Living in a country that thrives on the idea of the “American Dream” — making it big so you can drive fancy cars, go to fancy schools and eat fancy dinners — creates a lot of that gray area.

The offspring of the 1 percent are given the upper hand because of their better connections, while others are unable to live up to their potential because they don’t have access to the same health and education opportunities. A famous 2014 study presented at the Federal Reserve Bank of Boston’s annual conference found that rich kids who dropped out of high school had the same chance of ending up in the top 20 percent as poor kids who graduate college.

The free market has created a free-for-all for executives to pay themselves more and their employees less.
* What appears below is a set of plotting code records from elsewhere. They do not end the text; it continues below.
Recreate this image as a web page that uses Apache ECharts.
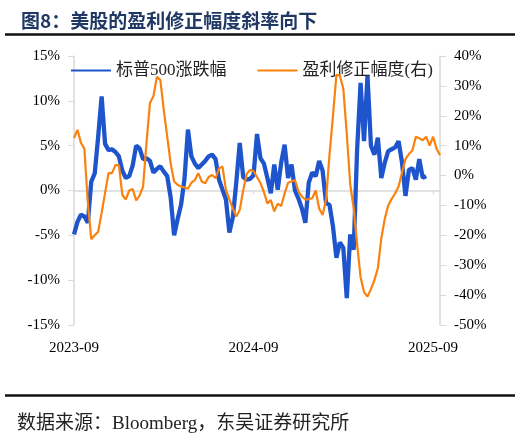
<!DOCTYPE html>
<html>
<head>
<meta charset="utf-8">
<script src="https://cdn.jsdelivr.net/npm/echarts@6/dist/echarts.min.js"></script>
<style>
  html, body { margin: 0; padding: 0; background: #fff; }
  #main { width: 520px; height: 444px; }
</style>
</head>
<body>
<div id="main"></div>
<script>
// 标普500涨跌幅（左轴，%）
const spxChange = [
  -4.9, -3.5, -2.7, -2.9, -3.6, 1.0, 1.9, 6.0, 10.5, 5.2,
  4.5, 4.6, 4.3, 3.8, 2.2, 1.4, 1.6, 2.8, 5.0, 4.7,
  3.5, 3.6, 3.3, 2.0, 2.4, 2.7, 2.1, 1.6, -0.8, -5.0,
  -3.2, -1.6, 1.3, 6.8, 3.8, 3.0, 2.5, 2.9, 3.3, 3.8,
  4.0, 3.5, 1.2, 0.1, -1.0, -4.7, -3.0, 0.9, 5.3, 1.5,
  1.2, 1.3, 1.7, 6.3, 3.6, 3.0, 1.4, -0.3, 2.9, 0.1,
  3.1, 5.1, 1.4, 2.9, 0.0, -0.9, -2.0, -3.6, 0.9, 2.0,
  1.6, 3.3, 2.2, -1.4, -1.6, -4.0, -7.5, -5.8, -6.4, -12.0,
  -4.9, -6.6, 4.6, 12.0, 5.5, 12.8, 5.0, 4.0, 5.9, 1.4,
  3.1, 4.4, 4.6, 4.8, 5.5, 3.1, -0.6, 2.3, 2.5, 1.2,
  3.5, 1.4, 1.6
];

// 盈利修正幅度（右轴，%）
const epsRevision = [
  12.5, 15.3, 11.0, 9.0, -9.0, -21.3, -20.0, -18.8, -12.5, -5.8,
  0.8, 0.8, 3.5, 3.5, -6.5, -8.0, -5.0, -4.5, -8.3, -6.7,
  -3.7, 11.0, 24.3, 26.5, 33.0, 32.0, 22.0, 13.0, 4.0, -2.0,
  -3.1, -3.7, -4.0, -4.4, -2.4, -1.5, 0.8, -2.0, -2.6, -0.5,
  0.2, -0.9, 2.4, 3.0, -4.8, -8.0, -11.0, -13.7, -11.5, -5.0,
  0.5, 1.9, 1.5, -0.5, -2.5, -5.5, -9.3, -8.2, -12.0, -9.4,
  -10.2, -6.0, -2.4, -2.0, -1.5, -5.3, -7.0, -8.1, -7.9, -7.6,
  -5.0, -11.0, -13.2, -8.0, 7.0, 20.0, 33.7, 33.5, 29.0, 14.0,
  -3.0, -11.0, -23.0, -34.0, -39.0, -40.5, -38.0, -35.0, -31.0, -21.0,
  -14.5, -10.0, -7.8, -6.0, -3.7, 1.0, 5.5, 7.2, 8.4, 13.0,
  12.5, 11.8, 13.0, 10.0, 13.0, 9.0, 6.8
];

// 周度日期（每周五），从 2023-09-08 起
const startDate = new Date(Date.UTC(2023, 8, 8));
const weeks = [];
for (let i = 0; i < epsRevision.length; i++) {
  const d = new Date(startDate.getTime() + i * 7 * 86400000);
  weeks.push(d.toISOString().slice(0, 10));
}

const serif = '"Liberation Serif", "Noto Sans CJK SC", serif';
const axisGray = '#d9d9d9';

const chart = echarts.init(document.getElementById('main'));

const option = {
  animation: false,
  backgroundColor: '#fff',
  title: {
    text: '图8：美股的盈利修正幅度斜率向下',
    left: 16,
    top: 6,
    textStyle: {
      fontFamily: '"Noto Sans CJK SC", sans-serif',
      fontSize: 19,
      fontWeight: 'bold',
      color: '#1f3864'
    }
  },
  graphic: [
    { type: 'line', shape: { x1: 5, y1: 34.5, x2: 515, y2: 34.5 }, style: { stroke: '#111', lineWidth: 2.5 } },
    { type: 'line', shape: { x1: 5, y1: 395.5, x2: 515, y2: 395.5 }, style: { stroke: '#111', lineWidth: 2.5 } },
    {
      type: 'text', left: 17, top: 415,
      style: { text: '数据来源：Bloomberg，东吴证券研究所', font: '19px "Liberation Serif", "Noto Sans CJK SC"', fill: '#222' }
    }
  ],
  legend: {
    left: 65,
    top: 57,
    itemWidth: 40,
    itemHeight: 6,
    itemGap: 30,
    itemStyle: { opacity: 0 },
    textStyle: { fontFamily: serif, fontSize: 17, color: '#222' },
    data: ['标普500涨跌幅', '盈利修正幅度(右)']
  },
  grid: { left: 74, right: 80, top: 56, bottom: 119 },
  xAxis: [
    {
      type: 'category',
      data: weeks,
      boundaryGap: false,
      axisLine: { onZero: true, onZeroAxisIndex: 0, lineStyle: { color: axisGray, width: 1.5 } },
      axisTick: { show: true, interval: 51, length: 4, lineStyle: { color: axisGray } },
      axisLabel: { show: false },
      splitLine: { show: false }
    },
    {
      type: 'category',
      data: weeks,
      position: 'bottom',
      boundaryGap: false,
      axisLine: { show: false, onZero: false },
      axisTick: { show: false },
      axisLabel: {
        interval: 51,
        margin: 16,
        fontFamily: serif,
        fontSize: 15,
        color: '#000',
        formatter: v => v.slice(0, 7)
      },
      splitLine: { show: false }
    }
  ],
  yAxis: [
    {
      type: 'value',
      min: -15, max: 15, interval: 5,
      axisLine: { show: true, lineStyle: { color: axisGray, width: 1.5 } },
      axisTick: { show: true, length: 6, lineStyle: { color: axisGray } },
      axisLabel: { margin: 14, fontFamily: serif, fontSize: 15, color: '#000', formatter: '{value}%' },
      splitLine: { show: false }
    },
    {
      type: 'value',
      min: -50, max: 40, interval: 10,
      position: 'right',
      axisLine: { show: true, lineStyle: { color: axisGray, width: 1.5 } },
      axisTick: { show: true, length: 6, lineStyle: { color: axisGray } },
      axisLabel: { margin: 14, fontFamily: serif, fontSize: 15, color: '#000', formatter: '{value}%' },
      splitLine: { show: false }
    }
  ],
  series: [
    {
      name: '标普500涨跌幅',
      type: 'line',
      xAxisIndex: 0,
      yAxisIndex: 0,
      data: spxChange,
      symbol: 'none',
      z: 3,
      lineStyle: { color: '#1f55cc', width: 4.3 },
      itemStyle: { color: '#1f55cc' }
    },
    {
      name: '盈利修正幅度(右)',
      type: 'line',
      xAxisIndex: 0,
      yAxisIndex: 1,
      data: epsRevision,
      symbol: 'none',
      z: 4,
      lineStyle: { color: '#f9820e', width: 2.2 },
      itemStyle: { color: '#f9820e' }
    }
  ]
};

chart.setOption(option);
</script>
</body>
</html>
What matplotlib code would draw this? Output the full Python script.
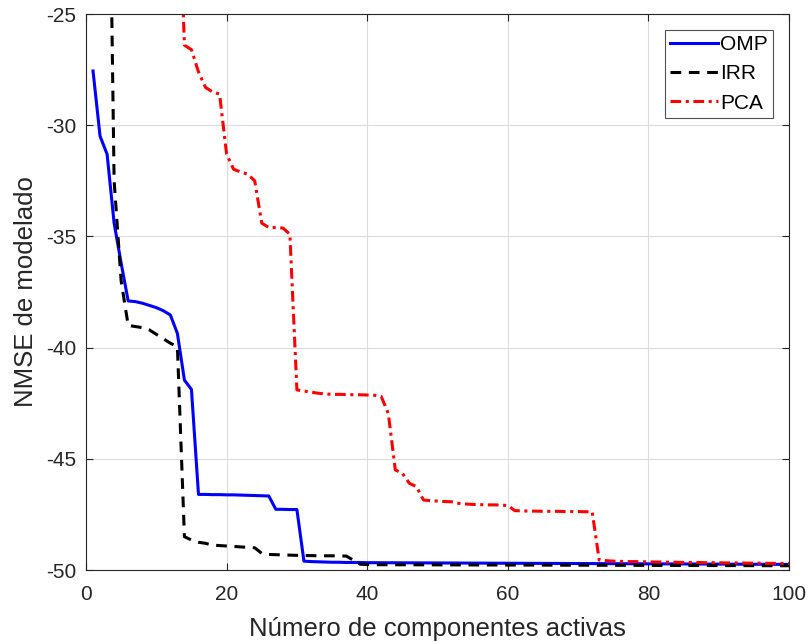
import matplotlib
matplotlib.use("Agg")
import matplotlib.pyplot as plt
import numpy as np

plt.rcParams['font.family'] = ['Liberation Sans', 'DejaVu Sans']
plt.rcParams['axes.unicode_minus'] = False

x_omp = list(range(1, 101))
omp_head = [-27.56, -30.49, -31.3, -34.4, -36.2, -37.9, -37.93, -38.0, -38.1, -38.2,
            -38.34, -38.53, -39.36, -41.46, -41.88, -46.6, -46.6, -46.61, -46.61, -46.62,
            -46.62, -46.63, -46.64, -46.65, -46.66, -46.67, -47.27, -47.27, -47.28, -47.28,
            -49.6, -49.62, -49.63, -49.64, -49.65, -49.65, -49.66, -49.66, -49.66, -49.67]
omp_tail = [-49.67 - 0.0013 * i for i in range(60)]
omp = omp_head + omp_tail

irr_head = [-5.0, -8.0, -10.0, -32.5, -37.0, -39.0, -39.05, -39.1, -39.2, -39.4,
            -39.6, -39.8, -39.95, -48.5, -48.65, -48.75, -48.8, -48.88, -48.9, -48.92,
            -48.94, -48.96, -48.98, -49.0, -49.25, -49.3, -49.31, -49.32, -49.33, -49.34,
            -49.35, -49.35, -49.36, -49.36, -49.36, -49.37, -49.37, -49.55, -49.74, -49.75]
irr_tail = [-49.76 - 0.0008 * i for i in range(60)]
irr = irr_head + irr_tail

pca = [-3.0, -5.0, -6.5, -8.0, -9.0, -10.0, -11.0, -12.0, -13.0, -14.0,
       -15.0, -16.0, -17.5, -26.4, -26.6, -27.6, -28.3, -28.5, -28.6, -31.3,
       -31.98, -32.1, -32.2, -32.5, -34.4, -34.6, -34.6, -34.62, -34.9, -41.9,
       -41.95, -42.0, -42.05, -42.08, -42.1, -42.1, -42.11, -42.12, -42.12, -42.13,
       -42.14, -42.2, -42.96, -45.5, -45.65, -46.1, -46.25, -46.85, -46.88, -46.9,
       -46.92, -46.93, -47.0, -47.03, -47.05, -47.06, -47.07, -47.07, -47.08, -47.1,
       -47.33, -47.34, -47.35, -47.35, -47.36, -47.36, -47.36, -47.37, -47.37, -47.37,
       -47.38, -47.38, -49.55, -49.58, -49.6, -49.61, -49.62, -49.62, -49.63, -49.63,
       -49.64, -49.64, -49.65, -49.65, -49.66, -49.66, -49.66, -49.67, -49.67, -49.67,
       -49.68, -49.68, -49.68, -49.69, -49.69, -49.69, -49.7, -49.7, -49.7, -49.7]

xticks = [0, 20, 40, 60, 80, 100]
yticks = [-50, -45, -40, -35, -30, -25]

fig = plt.figure(figsize=(8.09, 6.42), dpi=100)
ax = fig.add_axes([0.1063, 0.1121, 0.869, 0.866])

ax.plot(x_omp, omp, color='#0000ff', lw=2.2, ls='-', label='OMP')
ax.plot(x_omp, irr, color='black', lw=2.2, ls=(0, (3.5, 2.5)), label='IRR')
ax.plot(x_omp, pca, color='#ff0000', lw=2.2, ls=(0, (3.5, 1.5, 1, 1.5)), label='PCA')

ax.set_xlim(0, 100)
ax.set_ylim(-50, -25)
ax.set_xticks(xticks)
ax.set_yticks(yticks)
ax.grid(True, color='#dcdcdc', lw=0.8)
ax.set_axisbelow(True)
ax.tick_params(direction='in', length=5, width=0.8, labelsize=15, top=True, right=True,
               colors='#262626', labelcolor='#262626')
ax.tick_params(axis='x', pad=11)
ax.tick_params(axis='y', pad=7)
for s in ax.spines.values():
    s.set_color('#262626')
    s.set_linewidth(0.8)

ax.set_xlabel('Número de componentes activas', fontsize=18.5, color='#262626', labelpad=9)
ax.set_ylabel('NMSE de modelado', fontsize=18.5, color='#262626', labelpad=6)

leg = ax.legend(loc='upper right', fontsize=15, frameon=True, fancybox=False,
                edgecolor='#262626', handlelength=2.3, handletextpad=0.1,
                borderpad=0.25, labelspacing=0.5, borderaxespad=0.75)
leg.get_frame().set_linewidth(0.8)

fig.savefig('out.png', dpi=100)
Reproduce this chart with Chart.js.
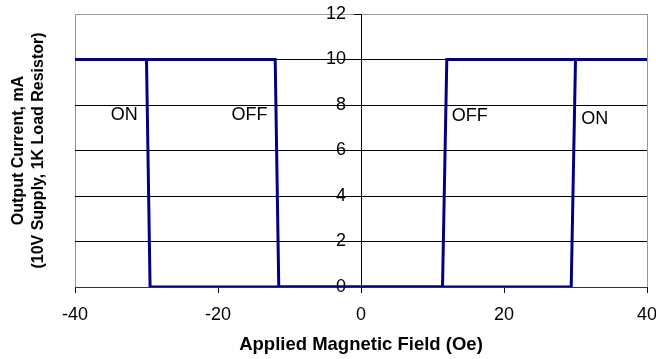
<!DOCTYPE html>
<html>
<head>
<meta charset="utf-8">
<script src="https://cdn.jsdelivr.net/npm/chart.js@4.4.1/dist/chart.umd.min.js"></script>
<style>
  html, body { margin: 0; padding: 0; background: #fff; }
  #wrap { width: 656px; height: 359px; }
</style>
</head>
<body>
<div id="wrap"><canvas id="switchChart"></canvas></div>
<script>
// field sweeping upward (-40 -> 40 Oe)
const sweepUpField = [-40, -12, -11.5, 29.4, 30, 40];
const sweepUpCurrent = [10, 10, 0, 0, 10, 10];
// field sweeping downward (40 -> -40 Oe)
const sweepDownField = [40, 12, 11.4, -29.5, -30, -40];
const sweepDownCurrent = [10, 10, 0, 0, 10, 10];

const xTicks = [-40, -20, 0, 20, 40];
const yTicks = [0, 2, 4, 6, 8, 10, 12];

// switching point annotations
const noteText = ["ON", "OFF", "OFF", "ON"];
const noteField = [-33.1, -15.6, 15.2, 32.7];
const noteCurrent = [7.55, 7.55, 7.5, 7.4];

const lineColor = "#000080";
const fontFamily = "'Liberation Sans', Arial, sans-serif";

function toPoints(xs, ys) {
  return xs.map((x, i) => ({ x: x, y: ys[i] }));
}

const noteLabels = {
  id: "noteLabels",
  afterDatasetsDraw(chart) {
    const { ctx, scales } = chart;
    ctx.save();
    ctx.font = "18px " + fontFamily;
    ctx.fillStyle = "#000";
    ctx.textAlign = "center";
    ctx.textBaseline = "middle";
    noteText.forEach((t, i) => {
      ctx.fillText(t, scales.x.getPixelForValue(noteField[i]), scales.y.getPixelForValue(noteCurrent[i]));
    });
    ctx.restore();
  }
};

const ctx = document.getElementById("switchChart").getContext("2d");

new Chart(ctx, {
  type: "line",
  data: {
    datasets: [
      {
        label: "sweep up",
        data: toPoints(sweepUpField, sweepUpCurrent),
        borderColor: lineColor,
        borderWidth: 3,
        pointRadius: 0,
        tension: 0,
        fill: false
      },
      {
        label: "sweep down",
        data: toPoints(sweepDownField, sweepDownCurrent),
        borderColor: lineColor,
        borderWidth: 3,
        pointRadius: 0,
        tension: 0,
        fill: false
      }
    ]
  },
  options: {
    responsive: true,
    maintainAspectRatio: false,
    animation: false,
    layout: { padding: { top: 14, right: 9, left: 0, bottom: 0 } },
    plugins: {
      legend: { display: false },
      tooltip: { enabled: false }
    },
    scales: {
      x: {
        type: "linear",
        position: "bottom",
        min: -40,
        max: 40,
        afterBuildTicks: (s) => { s.ticks = xTicks.map(v => ({ value: v })); },
        afterFit: (s) => { s.height = 72; s.paddingLeft = 0; s.paddingRight = 0; },
        grid: {
          color: (c) => (c.tick && Math.abs(c.tick.value) === 40 ? "#999" : "rgba(0,0,0,0)"),
          tickColor: "#000",
          tickLength: 6,
          drawOnChartArea: true
        },
        border: { display: true, color: "#333", width: 1 },
        ticks: {
          font: { family: fontFamily, size: 18 },
          color: "#000",
          padding: 11,
          maxRotation: 0
        },
        title: {
          display: true,
          text: "Applied Magnetic Field (Oe)",
          font: { family: fontFamily, size: 18.5, weight: "bold" },
          color: "#000",
          padding: { top: 4, bottom: 3 }
        }
      },
      y: {
        type: "linear",
        position: { x: 0 },
        min: 0,
        max: 12,
        afterBuildTicks: (s) => { s.ticks = yTicks.map(v => ({ value: v })); },
        afterFit: (s) => { s.paddingTop = 0; s.paddingBottom = 0; },
        grid: {
          color: (c) => {
            if (!c.tick) return "#000";
            if (c.tick.value === 12) return "#999";
            if (c.tick.value === 0) return "rgba(0,0,0,0)";
            return "#000";
          },
          tickColor: "#000",
          tickLength: 7
        },
        border: { display: true, color: "#000", width: 1 },
        ticks: {
          font: { family: fontFamily, size: 18 },
          color: "#000",
          // labels on a centred axis sit flush against it, so pad them out
          callback: (v) => v + "\u00a0\u00a0\u00a0"
        }
      },
      yTitle: {
        type: "linear",
        position: "left",
        min: 0,
        max: 12,
        afterFit: (s) => { s.width = 75; s.paddingTop = 0; s.paddingBottom = 0; },
        grid: { display: false },
        border: { display: false },
        ticks: { display: false },
        title: {
          display: true,
          text: ["Output Current, mA", "(10V Supply, 1K Load Resistor)"],
          font: { family: fontFamily, size: 16, weight: "bold", lineHeight: 1.25 },
          color: "#000",
          padding: { top: 9, bottom: 0 }
        }
      }
    }
  },
  plugins: [noteLabels]
});
</script>
</body>
</html>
The Wall Street Journal published an article titled “Pilot Pay: Want to Know How Much Your Captain Earns?” in which it compared the salaries of different companies that employ pilots. While Southwest, UPS and FedEx pay the most, on average, the starting salary at any major airline is a little more than $36,000.

This amount is double what a regional airline pilot will receive on their pay stub.

At the end of the day, you can calculate your probability of dying in a plane crash from any number of reasons — but others are unquantifiable.